Reconnu blessé de guerre, le Chef L. sourit enfin plus ouvertement à la nécessité de se reconstruire. Y compris au sein de cette armée qui a failli le tuer. « Je ne peux pourtant pas lui reprocher de ne pas m’avoir accompagné. Ici, au RICM, comme auprès de la Cellule d’aide aux blessés de l’Armée de Terre, j’ai bénéficié d’une écoute chaleureuse et réparatrice. Au point que je me suis convaincu de repartir. Finalement, le fait qu’on ait accepté prouve que je vais mieux. »
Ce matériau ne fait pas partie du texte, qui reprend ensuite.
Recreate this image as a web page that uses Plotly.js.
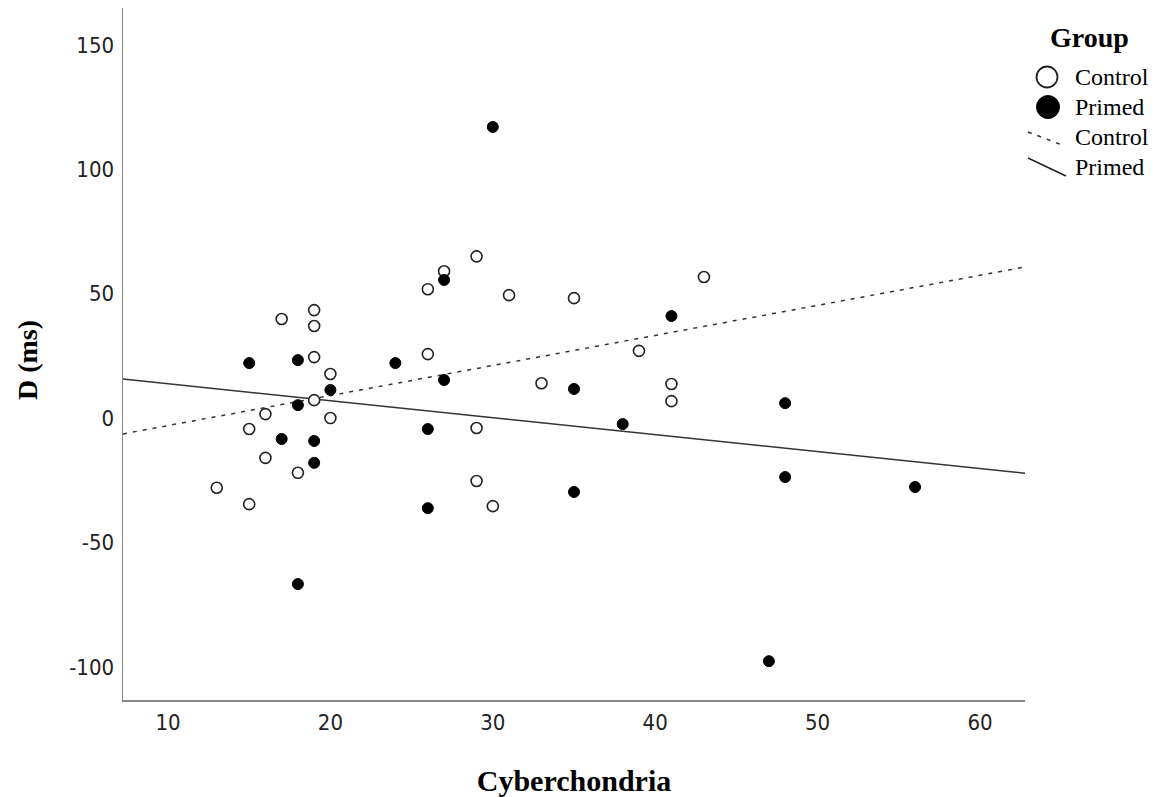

Quatre mois en Centrafrique sont ainsi venus exorciser les vieux démons du soldat. « Les opérations, c’est l’adrénaline de tout militaire, ce pour quoi on s’engage. Mes peurs n’ont pas toutes disparu, mes cicatrices ne se sont pas toutes refermées, mais j’ai désormais pris conscience qu’il fallait avancer. » Par amour pour sa patrie. Par amour pour sa femme et sa fille. Par amour pour cette vie que tant d‘autres ont perdue.

 

Des familles à préparer

Avant de retrouver leur famille, les soldats du RICM repassent par la case régiment, pour regoûter à la cohésion de groupe et aux habitudes de la garnison. « On a pu s’apercevoir, par le passé, qu’il y avait un grand risque à les envoyer immédiatement en permission, explique l’adjudant-Chef Bayala. Une femme qui travaille, des enfants à l’école, des proches pas toujours disponibles… sont autant de conditions propices au repli sur soi, à la déconnexion de la réalité et même à l’addiction. Le refuge dans l’alcool, notamment, n’est hélas pas rare. »
« Le côté non visible des blessures post-traumatiques les rend souvent plus difficilement détectables par les proches que par des frères d’armes soumis au même risque », confirme le médecin-capitaine Luft. C’est pourquoi l’Armée de terre en général, le RICM en particulier, font de l’information à destination des proches, et tout particulièrement des époux/ses, une priorité d’action.